La loi de 2008 avait pour objectif de moderniser la gouvernance des ports, d’instaurer une coordination interportuaire et de transférer des outillages des personnels de manutention portuaire au secteur privé.
La France est naturellement, par sa géographie, le deuxième espace maritime au monde et, par son histoire, une grande nation maritime. Mais j’ai la profonde conviction qu’elle ne redeviendra une véritable puissance maritime qu’à l’aide de la mobilisation de l’ensemble des acteurs concernés. Ce n’est que collectivement que cette ambition pourra être atteinte. On aurait donc pu s’attendre à un débat d’ensemble sur la compétitivité de nos ports, afin de réaliser un travail sur mesure, port par port, et non pas d’imposer un carcan qui s’appliquerait de façon indifférenciée à chacun. Le port de Roscoff, par exemple, avec onze dockers, ne traitant pas les conteneurs, ne peut pas relever de la même approche que celui du Havre avec ses deux mille dockers.

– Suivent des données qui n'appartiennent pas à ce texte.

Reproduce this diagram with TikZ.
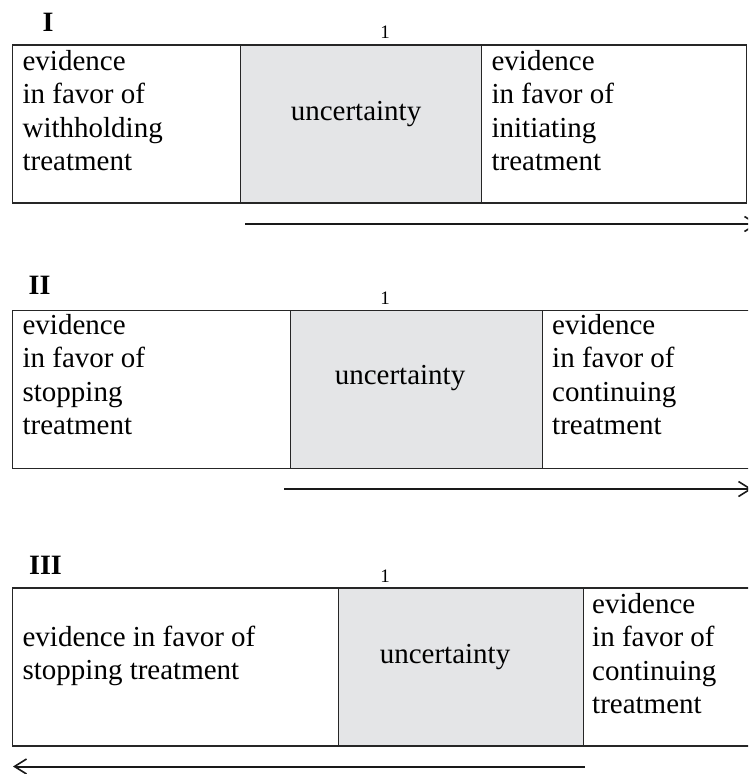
\documentclass[tikz,border=0pt]{standalone}
\usepackage{fontspec}
\setmainfont{Liberation Serif}
\usetikzlibrary{arrows.meta}
\definecolor{uncgray}{RGB}{228,229,231}
\tikzset{
  cell/.style={draw=black!85, line width=1.4pt, anchor=north west, inner sep=0pt, minimum height=158pt},
  unc/.style={cell, fill=uncgray},
  txt/.style={anchor=north west, inner sep=0pt, align=left, font=\fontsize{29}{33.5}\selectfont},
  mid/.style={anchor=base, inner sep=0pt, font=\fontsize{29}{33.5}\selectfont},
  part/.style={anchor=base, inner sep=0pt, font=\fontsize{28}{30}\selectfont\bfseries},
  onelbl/.style={anchor=base, inner sep=0pt, font=\fontsize{19}{21}\selectfont},
  arr/.style={line width=2pt, draw=black!90, -{Straight Barb[length=12pt,width=15pt,line width=1.6pt]}}
}

\begin{document}
\begin{tikzpicture}[x=1pt,y=-1pt]
\path[use as bounding box] (0,0) rectangle (748,774);
\clip (0,0) rectangle (748,774);

% I
\node[part] (p1) at (48,31) {I};
\node[onelbl] (o1) at (385,38) {1};
\node[cell,minimum width=228pt] (w1) at (12,44.4) {};
\node[unc,minimum width=241pt] (u1) at (240,44.4) {};
\node[cell,minimum width=264.7pt] (i1) at (481,44.4) {};
\node[txt] (tw1) at (22.4,50) {evidence\\in favor of\\withholding\\treatment};
\node[mid] (tu1) at (356,120) {uncertainty};
\node[txt] (ti1) at (491.4,50) {evidence\\in favor of\\initiating\\treatment};
\coordinate (a1s) at (245,224);
\coordinate (a1e) at (758,224);
\draw[arr] (a1s) -- (a1e);

% II
\node[part] (p2) at (39.6,294.5) {II};
\node[onelbl] (o2) at (385,304) {1};
\node[cell,minimum width=277.6pt] (s2) at (12,309.5) {};
\node[unc,minimum width=251.9pt] (u2) at (289.6,309.5) {};
\node[cell,minimum width=230pt] (c2) at (541.5,309.5) {};
\node[txt] (ts2) at (22.4,313.7) {evidence\\in favor of\\stopping\\treatment};
\node[mid] (tu2) at (400,384) {uncertainty};
\node[txt] (tc2) at (552,313.7) {evidence\\in favor of\\continuing\\treatment};
\coordinate (a2s) at (284,489);
\coordinate (a2e) at (752,489);
\draw[arr] (a2s) -- (a2e);

% III
\node[part] (p3) at (45.5,574) {III};
\node[onelbl] (o3) at (385,582) {1};
\node[cell,minimum width=326pt] (s3) at (12,587.4) {};
\node[unc,minimum width=244.5pt] (u3) at (338,587.4) {};
\node[cell,minimum width=200pt] (c3) at (582.5,587.4) {};
\node[txt] (ts3) at (22.4,625.7) {evidence in favor of\\stopping treatment};
\node[mid] (tu3) at (445,663) {uncertainty};
\node[txt] (tc3) at (592,592.7) {evidence\\in favor of\\continuing\\treatment};
\coordinate (a3s) at (584.5,766.5);
\coordinate (a3e) at (13,766.5);
\draw[arr] (a3s) -- (a3e);

\end{tikzpicture}
\end{document}
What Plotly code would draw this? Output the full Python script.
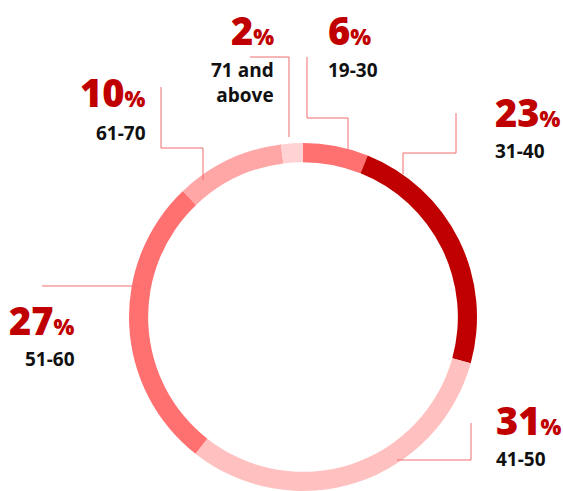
import plotly.graph_objects as go

W, H = 563, 491

age_groups = ["19-30", "31-40", "41-50", "51-60", "61-70", "71 and<br>above"]
shares = [6, 23, 31, 27, 10, 2]
colors = ["#ff7070", "#c00000", "#ffc0c0", "#ff7070", "#ffa6a6", "#ffd3d3"]

# label layout (pixels): x anchor, alignment, centre of value, centre of label
label_pos = {
    "19-30": (326, "left", 30, 70),
    "31-40": (493, "left", 112, 151),
    "41-50": (494, "left", 420, 459),
    "51-60": (77, "right", 320, 359),
    "61-70": (148, "right", 92, 133),
    "71 and<br>above": (276, "right", 30, 82),
}
# leader paths in pixels
leaders = [
    [(307, 57), (307, 118), (348, 118), (348, 150)],
    [(456, 113), (456, 153), (403, 153), (403, 174)],
    [(397, 460), (471, 460), (471, 423)],
    [(42, 286), (140, 286)],
    [(161, 87), (161, 148), (203, 148), (203, 180)],
    [(250, 57), (289, 57), (289, 137)],
]

cx, cy, R = 303, 318, 175

fig = go.Figure(go.Pie(
    labels=age_groups, values=shares, sort=False, direction="clockwise", rotation=0,
    hole=0.89, marker=dict(colors=colors, line=dict(width=0)),
    textinfo="none", hoverinfo="none", showlegend=False,
    domain=dict(x=[(cx - R) / W, (cx + R) / W], y=[max(0, (H - cy - R) / H), (H - cy + R) / H]),
))

def px(x):
    return x / W

def py(y):
    return (H - y) / H

shapes = []
for pts in leaders:
    path = "M " + " L ".join(f"{px(x):.5f},{py(y):.5f}" for x, y in pts)
    shapes.append(dict(type="path", xref="paper", yref="paper", path=path,
                       line=dict(color="#f26d6d", width=1)))

annotations = []
for lab, val in zip(age_groups, shares):
    x, align, yv, yl = label_pos[lab]
    annotations.append(dict(
        x=px(x), y=py(yv), xref="paper", yref="paper", xanchor=align, yanchor="middle",
        text=f"{val}<span style='font-size:22px'>%</span>",
        showarrow=False, align=align,
        font=dict(family="Open Sans", size=38, color="#c00000", weight=800),
    ))
    annotations.append(dict(
        x=px(x), y=py(yl), xref="paper", yref="paper", xanchor=align, yanchor="middle",
        text=lab, showarrow=False, align=align,
        font=dict(family="Open Sans", size=19, color="#111111", weight=700),
    ))

fig.update_layout(
    width=W, height=H, margin=dict(l=0, r=0, t=0, b=0),
    paper_bgcolor="white", plot_bgcolor="white",
    shapes=shapes, annotations=annotations,
)

fig.write_html("out.html", config={"displayModeBar": False},
               post_script="document.body.style.margin='0px';")
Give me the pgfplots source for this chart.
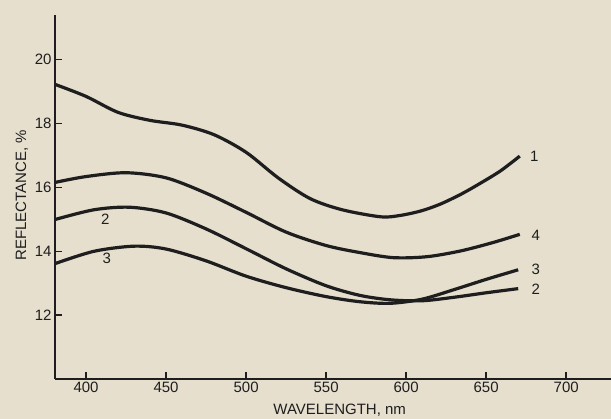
\documentclass[border=0pt]{standalone}
\usepackage{pgfplots}
\pgfplotsset{compat=1.18}
\usepackage{fontspec}
\setmainfont{Liberation Sans}
\usetikzlibrary{backgrounds}
\definecolor{bg}{HTML}{E6DFCE}
\definecolor{ink}{HTML}{1E1E1E}
\begin{document}
\begin{tikzpicture}[x=1pt,y=1pt]
\begin{axis}[
  at={(55pt,40pt)}, anchor=south west,
  scale only axis, width=556pt, height=364pt,
  xmin=380.6, xmax=728, ymin=10, ymax=21.4,
  axis lines=left,
  axis line style={ink, line width=1.8pt, -},
  xtick={400,450,...,700}, ytick={12,14,...,20},
  tick style={ink, line width=1.4pt},
  tick align=inside, major tick length=7pt,
  ticklabel style={font=\fontsize{15}{15}\selectfont, text=ink},
  /pgf/number format/assume math mode=true,
  xlabel={WAVELENGTH, nm}, ylabel={REFLECTANCE, \%},
  label style={font=\fontsize{15}{15}\selectfont, text=ink},
  xlabel style={at={(axis description cs:0.512,-0.085)}, anchor=center},
  ylabel style={at={(axis description cs:-0.0594,0.505)}, anchor=center},
  clip=false,
]
\addplot[ink, line width=3.2pt, smooth] coordinates {
(381,19.22) (400,18.85) (420,18.35) (440,18.1) (460,17.95) (480,17.65) (500,17.1)
(520,16.3) (540,15.65) (560,15.3) (584,15.08) (596,15.12) (609,15.26) (621,15.47)
(634,15.78) (646,16.12) (659,16.52) (671,16.98)};
\addplot[ink, line width=3.2pt, smooth] coordinates {
(381,16.16) (400,16.34) (425,16.46) (450,16.3) (475,15.82) (500,15.22) (525,14.6)
(550,14.18) (571,13.96) (592,13.8) (613,13.83) (634,14.01) (654,14.27) (671,14.53)};
\addplot[ink, line width=3.2pt, smooth] coordinates {
(381,15.0) (405,15.3) (427,15.38) (450,15.2) (475,14.7) (500,14.08) (525,13.45)
(550,12.92) (571,12.62) (590,12.48) (610,12.45) (630,12.56) (650,12.7) (670,12.83)};
\addplot[ink, line width=3.2pt, smooth] coordinates {
(381,13.62) (405,14.0) (430,14.16) (450,14.07) (475,13.7) (500,13.22) (525,12.86)
(550,12.58) (571,12.42) (590,12.37) (610,12.5) (630,12.8) (650,13.12) (670,13.42)};
\node[font=\fontsize{15}{15}\selectfont, text=ink] at (axis cs:680,16.97) {1};
\node[font=\fontsize{15}{15}\selectfont, text=ink] at (axis cs:681,14.5) {4};
\node[font=\fontsize{15}{15}\selectfont, text=ink] at (axis cs:681,13.44) {3};
\node[font=\fontsize{15}{15}\selectfont, text=ink] at (axis cs:681,12.81) {2};
\node[font=\fontsize{15}{15}\selectfont, text=ink] at (axis cs:412,15.0) {2};
\node[font=\fontsize{15}{15}\selectfont, text=ink] at (axis cs:413,13.78) {3};
\end{axis}
\begin{scope}[on background layer]
\fill[bg] (0,0) rectangle (611,419);
\end{scope}
\pgfresetboundingbox
\useasboundingbox (0,0) rectangle (611,419);
\end{tikzpicture}
\end{document}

En conclusion, nous pensons que cette proposition de loi est au mieux inutile, au pire dangereuse, et qu’elle ne mérite ni excès d’honneur, ni excès d’indignité. S’il n’y a pas lieu de modifier la loi actuelle, ce texte risque de générer du conflit social en opposant les catégories de travailleurs entre elles, en multipliant des contentieux sans fin et des blocages de l’économie, en remettant en cause la logistique du transport. Nous pensons qu’il risque de provoquer des contraintes supplémentaires qui vont aggraver le déficit de compétitivité de nos ports vis-à-vis de leurs concurrents au lieu de le rééquilibrer. Nous aurions préféré, comme vous l’avez compris, un texte d’ensemble. Le rapporteur pour avis, mon ami Jibrayel, a évoqué la charte nationale. Nous l’attendons. Si elle avait été présentée en même temps que la proposition de loi, c’eût été une bonne démarche. Vous avez choisi un autre ordre de traitement des dossiers. Pour ces raisons, le groupe des Républicains ne soutiendra pas cette proposition de loi et s’abstiendra.